Deep learning has been widely used in real-life applications during the last few decades, such as face recognition, machine translation, object detection and classification. Representation learning is an important part of deep learning, which can simply be understood as a method for dimension reduction. However, the representation learned by the task-specific model is hard to be applied to other tasks without parameter tuning, since it discards irrelevant information from the input. While for generative models, the model can learn a joint distribution over all variables and the latent space can almost maintain the whole information of the dataset rather than task-specific information. But the vanilla generative models can only learn an entangled representation which cannot be used efficiently.
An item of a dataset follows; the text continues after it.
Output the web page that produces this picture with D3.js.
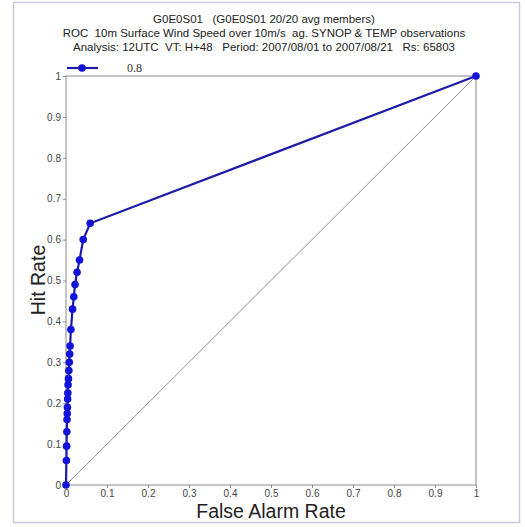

Thus, a factorised representation is needed in most cases. Focus more on images, this thesis proposes new methods to learn a factorised representation. This thesis starts by figuring out the quality of the representation learned by the backbone model Variational Autoencoder (VAE) visually. The proposed tool alleviates the blurriness of the vanilla VAE by introducing a discriminator. Then the potential of the VAE on transfer learning is explored. Collecting data is expensive, especially with labels. Transfer learning is one way to solve this issue. The results show a strong ability of the VAE on generalisation, which means the VAE can produce reasonable results even without parameter tuning. For factorised representation learning, this thesis follows a rule from a shallow level to a deep level. We propose a VAE-based model that can learn a latent space that factorises the foreground and the background of images, while the foreground in the experiments is defined as the objects inside the given bounding box labels. This factorised latent space allows the model to do conditional generation. The results can achieve a state-of-the-art Fréchet inception distance (FID) score. Then we investigate the unsupervised object-centric representation learning, which can be seen as a deeper level of the foreground representation. By observing that the object area tends to contain more information than the background in a multi-object scene, the model is designed to discover objects according to this difference. A better result can be obtained on the downstream task with the learned representation when compared to other related models.